Feel the compassion in that acknowledgment.
B. RELEASING WITHOUT SELF-BLAME
Now recognize something important:
You were not weak for staying.
You were trying to belong, survive, or be loved.
Silently repeat:
“I release shame.”
“I forgive myself for what I didn’t yet know.”
Imagine the emotional cords connecting you to this relationship…
Not being ripped away…
But gently loosening…
Unwinding…
Returning your energy back to you.
You do not need to hate to let go.
You do not need closure to choose yourself.
C. RECLAIMING YOURSELF
Now bring awareness inward…
To the part of you that existed before the relationship.
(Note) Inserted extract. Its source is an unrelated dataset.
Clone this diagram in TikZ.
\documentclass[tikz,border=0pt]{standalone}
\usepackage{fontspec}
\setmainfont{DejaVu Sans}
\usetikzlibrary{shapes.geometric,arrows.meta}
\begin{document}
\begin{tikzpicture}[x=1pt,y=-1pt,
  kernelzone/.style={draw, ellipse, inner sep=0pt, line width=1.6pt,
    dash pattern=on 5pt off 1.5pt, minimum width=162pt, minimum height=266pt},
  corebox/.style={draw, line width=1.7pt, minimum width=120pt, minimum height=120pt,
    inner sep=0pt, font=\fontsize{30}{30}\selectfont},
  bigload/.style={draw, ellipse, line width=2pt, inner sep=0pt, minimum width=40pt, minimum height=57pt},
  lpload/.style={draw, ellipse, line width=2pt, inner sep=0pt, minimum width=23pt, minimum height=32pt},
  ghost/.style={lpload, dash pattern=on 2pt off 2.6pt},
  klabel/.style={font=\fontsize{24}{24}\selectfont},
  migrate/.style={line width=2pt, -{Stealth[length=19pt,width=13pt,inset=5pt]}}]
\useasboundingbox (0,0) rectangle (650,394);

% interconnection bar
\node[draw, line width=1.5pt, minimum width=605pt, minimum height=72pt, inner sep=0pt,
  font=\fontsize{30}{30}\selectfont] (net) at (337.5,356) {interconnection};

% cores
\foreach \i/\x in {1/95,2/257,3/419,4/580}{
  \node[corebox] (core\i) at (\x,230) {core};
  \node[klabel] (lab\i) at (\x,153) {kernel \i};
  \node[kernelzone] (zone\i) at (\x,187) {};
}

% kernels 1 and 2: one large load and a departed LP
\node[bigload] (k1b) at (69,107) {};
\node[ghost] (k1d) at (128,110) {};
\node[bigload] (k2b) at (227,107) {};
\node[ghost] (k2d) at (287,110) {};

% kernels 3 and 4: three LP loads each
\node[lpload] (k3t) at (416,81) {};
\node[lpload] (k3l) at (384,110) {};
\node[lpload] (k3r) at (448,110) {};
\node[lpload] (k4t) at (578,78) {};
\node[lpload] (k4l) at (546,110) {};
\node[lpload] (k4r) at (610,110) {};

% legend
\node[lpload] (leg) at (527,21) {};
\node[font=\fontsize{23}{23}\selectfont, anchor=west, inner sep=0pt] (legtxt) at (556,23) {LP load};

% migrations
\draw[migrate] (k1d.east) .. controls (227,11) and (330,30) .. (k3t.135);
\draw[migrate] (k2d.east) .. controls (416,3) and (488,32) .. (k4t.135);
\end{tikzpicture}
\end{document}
The part that had preferences.
Boundaries.
A voice.
A rhythm.
Visualize a soft light in your chest…
This light represents your authentic self—untouched, intact, waiting.
Silently repeat:
“I return to myself.”
“I choose self-respect.”
“I am allowed to change.”
Feel that light strengthening…
Re-occupying your body…
Your choices…
Your life.
D. INSTALLING HEALTHY RELATIONAL TRUTH
Let your subconscious receive these truths:
“Love does not require self-abandonment.”
“Connection includes safety and respect.”
“I no longer chase what harms me.”
Feel these beliefs settle—not as rules…
but as felt knowing.
5. FUTURE PACING – REDISCOVERING YOUR LIFE
Now imagine yourself in the days ahead…
You pause before over-giving.
You listen to your body’s signals.
You choose space when something feels wrong.
You feel more like yourself—clearer, steadier, freer.
Notice how rediscovering yourself feels less like becoming someone new…
and more like coming home.
6. POST-HYPNOTIC SUGGESTIONS
From this moment forward:
• You recognize unhealthy patterns sooner
• You release relationships that require self-betrayal
• You honor your needs without guilt
• You choose alignment over attachment
• You trust yourself again
Each breath reinforces self-respect.
7. RE-ORIENTATION – RETURNING
I will count from 1 to 5…
1… awareness returning
2… feeling your body
3… gentle movement
4… grounded and clear
5… eyes open when ready
Closing Affirmation
“I release what no longer supports my well-being.
I choose myself with clarity and compassion.
I am rediscovering who I am—and that is enough.”